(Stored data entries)
-- -- --

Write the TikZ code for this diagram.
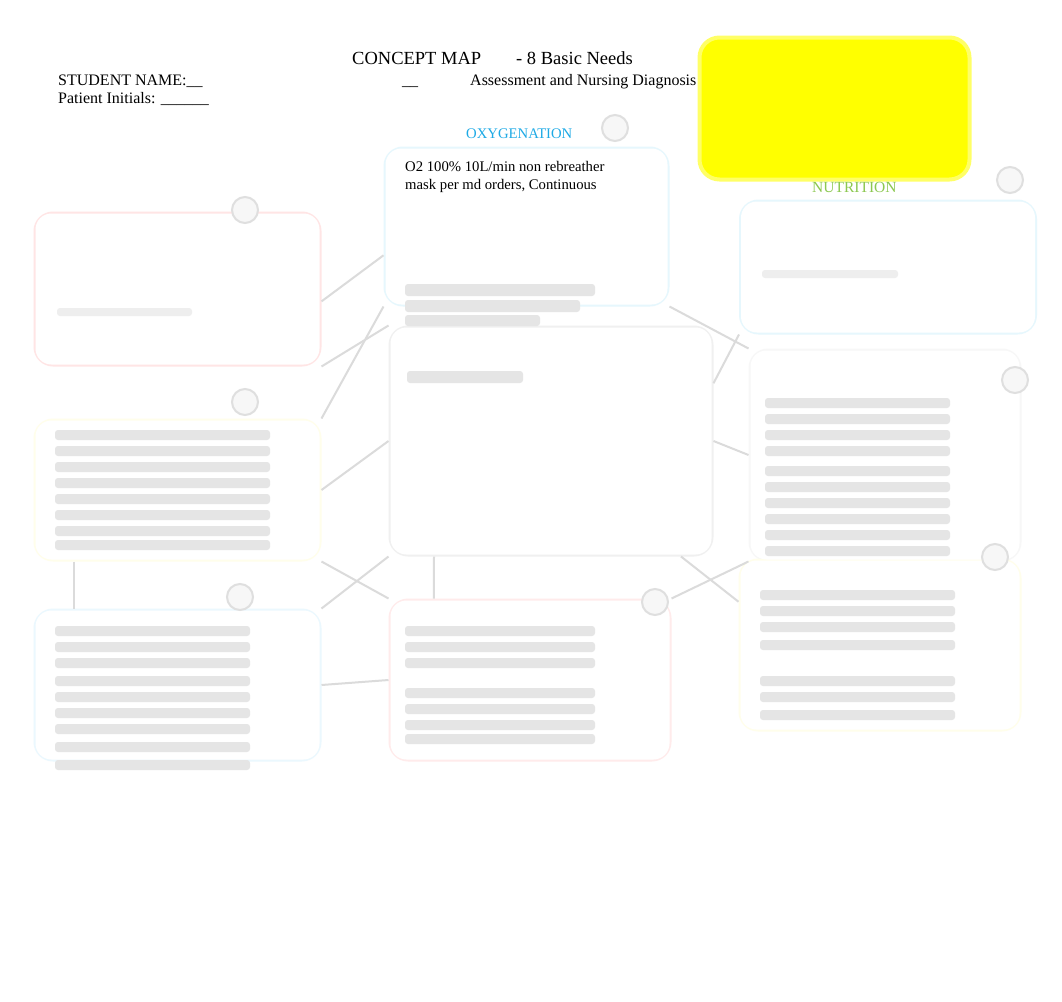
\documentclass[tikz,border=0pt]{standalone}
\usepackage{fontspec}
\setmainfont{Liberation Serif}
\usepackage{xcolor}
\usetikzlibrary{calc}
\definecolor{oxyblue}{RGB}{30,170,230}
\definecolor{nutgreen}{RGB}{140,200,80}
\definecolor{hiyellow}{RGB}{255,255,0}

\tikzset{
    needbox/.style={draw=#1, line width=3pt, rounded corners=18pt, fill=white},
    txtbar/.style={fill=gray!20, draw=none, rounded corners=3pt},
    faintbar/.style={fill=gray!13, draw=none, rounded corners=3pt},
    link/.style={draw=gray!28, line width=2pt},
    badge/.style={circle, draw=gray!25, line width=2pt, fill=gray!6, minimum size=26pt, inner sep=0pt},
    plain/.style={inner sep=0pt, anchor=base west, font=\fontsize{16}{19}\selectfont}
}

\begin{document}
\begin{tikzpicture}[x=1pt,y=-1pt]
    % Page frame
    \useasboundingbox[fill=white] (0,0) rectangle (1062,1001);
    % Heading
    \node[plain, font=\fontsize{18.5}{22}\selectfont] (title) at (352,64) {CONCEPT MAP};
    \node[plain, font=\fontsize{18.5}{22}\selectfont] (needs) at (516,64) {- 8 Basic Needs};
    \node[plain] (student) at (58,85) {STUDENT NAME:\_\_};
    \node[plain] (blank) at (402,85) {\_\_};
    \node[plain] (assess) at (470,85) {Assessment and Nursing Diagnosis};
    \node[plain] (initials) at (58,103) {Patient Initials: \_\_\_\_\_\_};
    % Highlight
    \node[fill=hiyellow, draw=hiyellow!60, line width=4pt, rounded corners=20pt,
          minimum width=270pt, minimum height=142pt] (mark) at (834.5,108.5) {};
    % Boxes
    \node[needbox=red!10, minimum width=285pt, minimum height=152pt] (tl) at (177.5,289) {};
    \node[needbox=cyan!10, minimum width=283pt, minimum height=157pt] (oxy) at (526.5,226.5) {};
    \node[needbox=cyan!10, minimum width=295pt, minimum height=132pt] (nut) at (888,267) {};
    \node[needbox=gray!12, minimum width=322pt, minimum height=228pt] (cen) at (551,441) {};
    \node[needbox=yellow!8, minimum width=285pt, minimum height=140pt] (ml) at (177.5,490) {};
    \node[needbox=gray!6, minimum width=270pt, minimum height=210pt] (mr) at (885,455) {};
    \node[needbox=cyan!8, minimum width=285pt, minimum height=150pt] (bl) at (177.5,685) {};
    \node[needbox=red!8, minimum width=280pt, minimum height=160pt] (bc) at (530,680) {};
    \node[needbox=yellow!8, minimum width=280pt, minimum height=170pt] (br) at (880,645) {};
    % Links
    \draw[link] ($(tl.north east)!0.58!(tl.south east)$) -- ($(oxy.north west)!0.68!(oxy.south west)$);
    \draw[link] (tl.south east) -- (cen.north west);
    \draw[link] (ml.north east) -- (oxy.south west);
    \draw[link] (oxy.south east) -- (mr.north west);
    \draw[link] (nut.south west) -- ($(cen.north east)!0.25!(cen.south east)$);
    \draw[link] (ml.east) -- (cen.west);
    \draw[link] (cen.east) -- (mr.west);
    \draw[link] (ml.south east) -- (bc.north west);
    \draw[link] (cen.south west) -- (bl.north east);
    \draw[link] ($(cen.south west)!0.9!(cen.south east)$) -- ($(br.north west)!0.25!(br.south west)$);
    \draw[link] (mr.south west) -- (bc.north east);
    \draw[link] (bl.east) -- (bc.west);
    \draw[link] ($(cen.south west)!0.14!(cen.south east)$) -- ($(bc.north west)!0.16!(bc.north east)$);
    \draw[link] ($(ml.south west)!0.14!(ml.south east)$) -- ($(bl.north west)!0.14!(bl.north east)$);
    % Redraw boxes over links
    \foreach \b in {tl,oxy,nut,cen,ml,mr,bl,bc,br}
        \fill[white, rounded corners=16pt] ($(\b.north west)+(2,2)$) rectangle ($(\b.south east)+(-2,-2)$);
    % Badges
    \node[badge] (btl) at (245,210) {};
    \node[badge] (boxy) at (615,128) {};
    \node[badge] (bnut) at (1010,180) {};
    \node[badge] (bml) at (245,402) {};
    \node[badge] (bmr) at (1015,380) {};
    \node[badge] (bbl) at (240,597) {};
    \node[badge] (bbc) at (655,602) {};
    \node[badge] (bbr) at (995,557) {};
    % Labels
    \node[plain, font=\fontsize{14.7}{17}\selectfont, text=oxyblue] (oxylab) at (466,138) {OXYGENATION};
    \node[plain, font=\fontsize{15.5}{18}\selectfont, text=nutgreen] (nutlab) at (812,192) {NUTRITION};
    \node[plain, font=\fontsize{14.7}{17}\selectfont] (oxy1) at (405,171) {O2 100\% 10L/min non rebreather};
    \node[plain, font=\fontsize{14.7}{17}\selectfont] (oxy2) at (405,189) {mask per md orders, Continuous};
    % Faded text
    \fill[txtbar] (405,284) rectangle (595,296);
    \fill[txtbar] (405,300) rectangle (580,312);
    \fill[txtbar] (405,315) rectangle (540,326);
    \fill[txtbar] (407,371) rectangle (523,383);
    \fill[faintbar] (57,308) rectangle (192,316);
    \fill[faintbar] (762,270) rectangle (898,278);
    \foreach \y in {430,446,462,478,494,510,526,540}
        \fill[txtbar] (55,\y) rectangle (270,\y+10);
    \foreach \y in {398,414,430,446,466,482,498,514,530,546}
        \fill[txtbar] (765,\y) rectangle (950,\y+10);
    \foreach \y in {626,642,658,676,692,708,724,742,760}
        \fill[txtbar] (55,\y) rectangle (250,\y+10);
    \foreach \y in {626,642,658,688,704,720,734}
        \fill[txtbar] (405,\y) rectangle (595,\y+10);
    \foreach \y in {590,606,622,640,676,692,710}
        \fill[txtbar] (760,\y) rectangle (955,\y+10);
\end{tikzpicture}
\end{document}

-- -- --

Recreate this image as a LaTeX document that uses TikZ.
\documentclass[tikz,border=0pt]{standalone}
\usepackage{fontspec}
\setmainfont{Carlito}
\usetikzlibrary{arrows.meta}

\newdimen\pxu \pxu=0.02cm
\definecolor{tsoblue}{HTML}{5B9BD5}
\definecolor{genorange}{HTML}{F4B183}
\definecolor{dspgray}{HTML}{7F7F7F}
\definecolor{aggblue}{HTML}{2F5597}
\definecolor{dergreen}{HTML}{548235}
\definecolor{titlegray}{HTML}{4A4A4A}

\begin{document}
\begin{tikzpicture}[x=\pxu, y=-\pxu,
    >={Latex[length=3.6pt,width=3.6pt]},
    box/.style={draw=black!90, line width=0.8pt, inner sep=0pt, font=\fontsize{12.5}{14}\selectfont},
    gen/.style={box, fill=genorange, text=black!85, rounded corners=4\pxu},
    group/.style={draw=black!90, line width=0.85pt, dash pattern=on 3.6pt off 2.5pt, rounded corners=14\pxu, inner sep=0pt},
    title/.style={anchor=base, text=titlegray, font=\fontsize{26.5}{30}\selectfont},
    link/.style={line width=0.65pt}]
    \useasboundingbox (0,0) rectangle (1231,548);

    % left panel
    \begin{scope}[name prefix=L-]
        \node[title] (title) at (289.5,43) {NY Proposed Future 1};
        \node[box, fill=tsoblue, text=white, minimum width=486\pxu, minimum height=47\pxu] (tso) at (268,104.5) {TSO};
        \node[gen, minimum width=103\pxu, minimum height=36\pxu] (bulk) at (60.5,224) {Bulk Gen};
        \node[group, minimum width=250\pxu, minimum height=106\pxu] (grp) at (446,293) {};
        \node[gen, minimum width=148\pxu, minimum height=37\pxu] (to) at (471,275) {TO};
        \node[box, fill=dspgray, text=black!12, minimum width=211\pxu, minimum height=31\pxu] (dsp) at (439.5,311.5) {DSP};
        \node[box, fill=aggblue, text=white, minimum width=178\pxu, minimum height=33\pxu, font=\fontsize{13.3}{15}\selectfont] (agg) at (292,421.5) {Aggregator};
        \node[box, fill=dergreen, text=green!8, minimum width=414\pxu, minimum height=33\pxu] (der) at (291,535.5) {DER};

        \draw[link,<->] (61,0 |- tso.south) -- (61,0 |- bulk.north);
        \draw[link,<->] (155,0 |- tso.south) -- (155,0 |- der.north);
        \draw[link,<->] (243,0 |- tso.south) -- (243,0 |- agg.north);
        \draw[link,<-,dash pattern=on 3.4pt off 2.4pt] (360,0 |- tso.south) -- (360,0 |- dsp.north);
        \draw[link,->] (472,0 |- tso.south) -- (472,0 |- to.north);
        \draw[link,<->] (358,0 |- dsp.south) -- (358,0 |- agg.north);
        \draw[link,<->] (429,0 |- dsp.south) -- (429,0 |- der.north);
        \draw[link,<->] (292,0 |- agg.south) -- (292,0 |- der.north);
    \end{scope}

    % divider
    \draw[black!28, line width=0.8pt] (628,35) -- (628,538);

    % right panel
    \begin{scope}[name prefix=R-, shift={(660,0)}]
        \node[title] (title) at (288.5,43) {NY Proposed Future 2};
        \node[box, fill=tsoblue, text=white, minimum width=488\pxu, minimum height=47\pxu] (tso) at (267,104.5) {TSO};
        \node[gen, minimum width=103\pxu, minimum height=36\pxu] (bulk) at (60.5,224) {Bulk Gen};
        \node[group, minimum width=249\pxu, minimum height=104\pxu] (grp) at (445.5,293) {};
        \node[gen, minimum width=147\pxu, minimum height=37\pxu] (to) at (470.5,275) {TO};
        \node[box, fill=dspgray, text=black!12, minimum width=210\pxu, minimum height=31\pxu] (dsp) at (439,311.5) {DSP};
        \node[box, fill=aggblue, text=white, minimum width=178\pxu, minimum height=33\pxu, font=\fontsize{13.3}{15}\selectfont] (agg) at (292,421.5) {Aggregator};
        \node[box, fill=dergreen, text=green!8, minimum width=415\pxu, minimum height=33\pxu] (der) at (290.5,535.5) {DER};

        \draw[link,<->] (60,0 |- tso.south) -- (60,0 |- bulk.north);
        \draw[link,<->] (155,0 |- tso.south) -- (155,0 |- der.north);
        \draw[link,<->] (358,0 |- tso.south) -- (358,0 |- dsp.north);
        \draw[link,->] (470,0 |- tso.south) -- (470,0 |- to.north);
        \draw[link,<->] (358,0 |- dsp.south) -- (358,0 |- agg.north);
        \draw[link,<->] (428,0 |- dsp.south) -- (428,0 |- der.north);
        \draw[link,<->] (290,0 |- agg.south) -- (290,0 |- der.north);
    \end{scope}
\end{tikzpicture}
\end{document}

-- -- --

**Job:** Pull every line containing "this" out of the data above.

**Correct result:**
Write the TikZ code for this diagram.
Recreate this image as a LaTeX document that uses TikZ.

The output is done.